You can still use your join tables items_to_users, and tags_t_items, these tables consisting of ints take up almost _NO_ space whatsoever, and so can go where convenient (if you query items for users more than users for items, then put the join table in the users db) but you cant actually preform in-server full joins any longer. Heck you can even keep two copies of the join data, items_to_tags in the items dbs, and tags_to_items in the items dbs.

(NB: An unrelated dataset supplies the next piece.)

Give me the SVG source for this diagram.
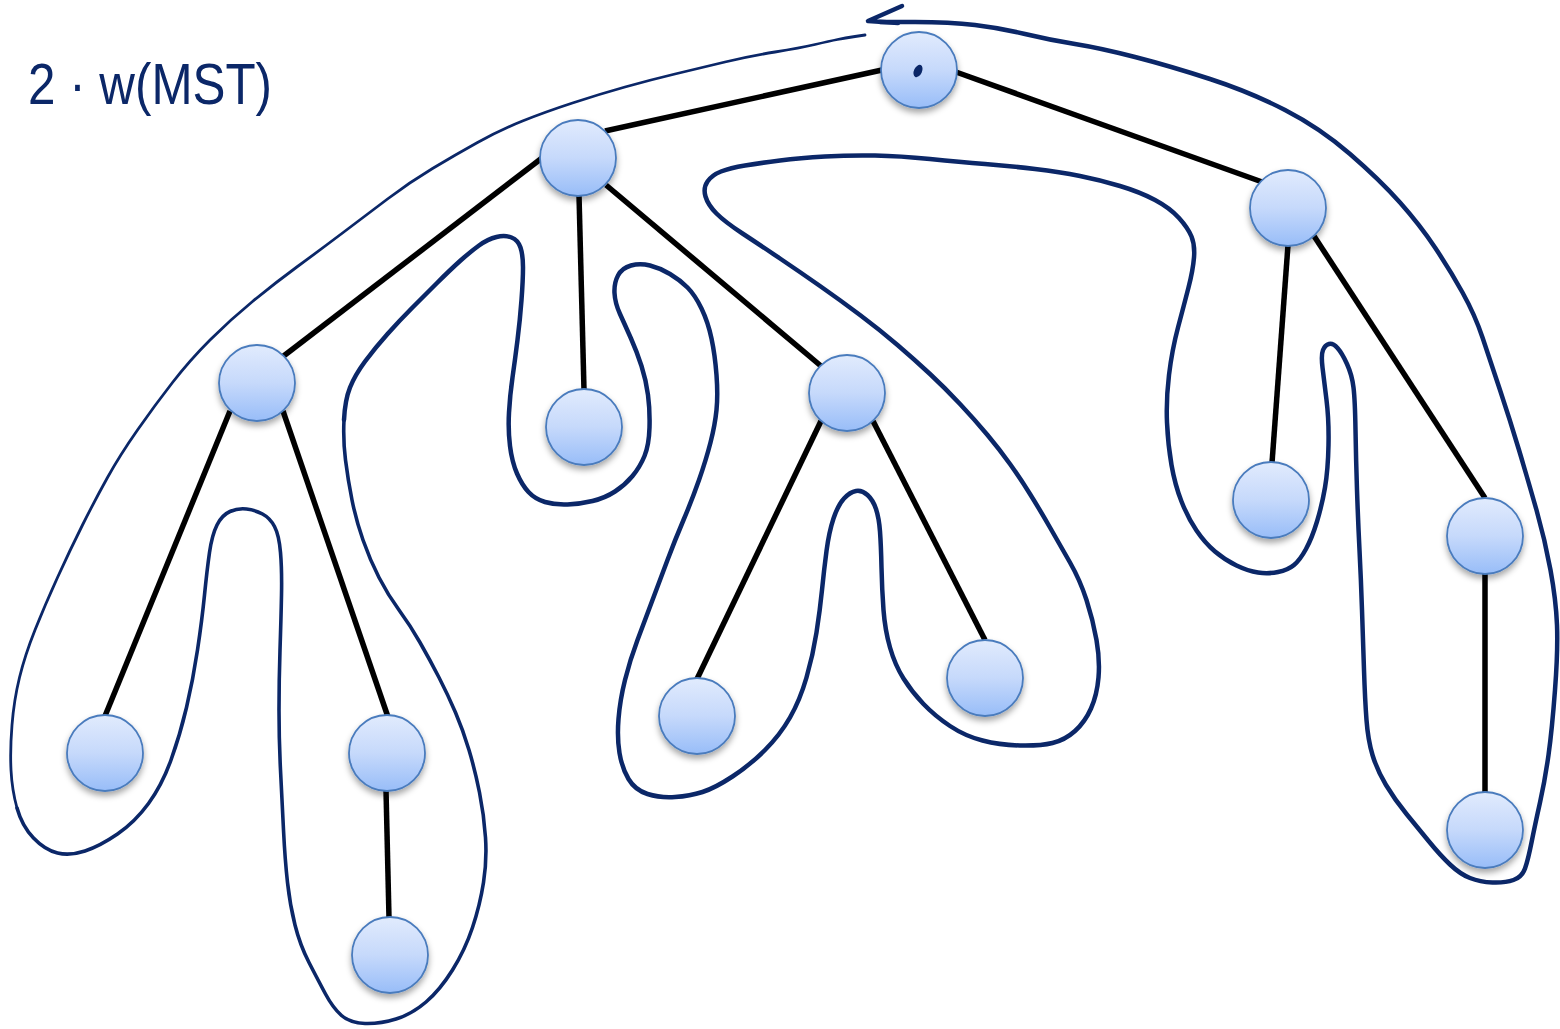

So, like many things in life, going cheaper meant going a bit harder. But what did we gain? Well lets assume 10 ec2 instances…
Ec2a
- users (w)
- items 0-1 (w)
- tags 0-1 (w)
Ec2b
- items 2-3 (w)
- tags 2-3 (w)
Ec2c
- items 4-5 (w)
- tags 4-5 (w)
Ec2d
- items 6-7 (w)
- tags 6-7 (w)
Ec2e
- items 8-9 (w)
- tags 8-9 (w)
Ec2f
- items 0-1 (r)
- tags 0-1 (r)
Ec2g
- users (r)
- items 2-3 (r)
- tags 2-3 (r)
Ec2h
- items 4-5 (r)
- tags 4-5 (r)
Ec2i
- items 6-7 (r)
- tags 6-7 (r)
Ec2j
- items 8-9 (r)
- tags 8-9 (r)
So thats a total of about… oh… 1.6 terrabytes of space… 18gb of RAM, 17Ghz of processor speed, and an inherently load balanced set of database instances. And when you need to grow? split by the last 2 (16TB) digits, 3(160Tb) digits, 4(1,600TB) digits…
So, now that you’ve read to the bottom. It’s 1:00am, way past my bed time. Remember that when designing a database you — above all — need to listen to your data. Nobody will come up with a solution that perfectly fits your problem (thats why its called “your problem”) but techniques can be applied, and outlooks can be leveraged.
Disclaimer: some or all of this might be wrong, there may be better ways, dont blame me. I’m sleep-typing 😉
Nice article.
I've been thinking along these lines for some time. Getting databases to work with ec2/s3 is too much work. A different approach has to be taken.
The thing I'm concerned about is deleting/updating entries in each bucket and the performance of retrieving data. Databases have the advantage that with decent SQL you can limit the quantity of data retrieved. Having buckets full of 'stuff' means that you will probably be returning more information than you need. With some thought maybe you can reduce this with decent hashing?
As your probably aware, s3 doesn't allow modifications to objects in buckets, so if I understand you correctly, the whole bucket would have to be initially retrieved (if it wasn't in cache) and serialized back to s3 once it had been updated.
Also you would also have to do a linear search through the bucket to get to the exact place the information that you want to modify/delete is.
Have you given any thought of the best way to store this information?
Thanks again for these amazon writeups… its really changing the way I think about databases and scalability!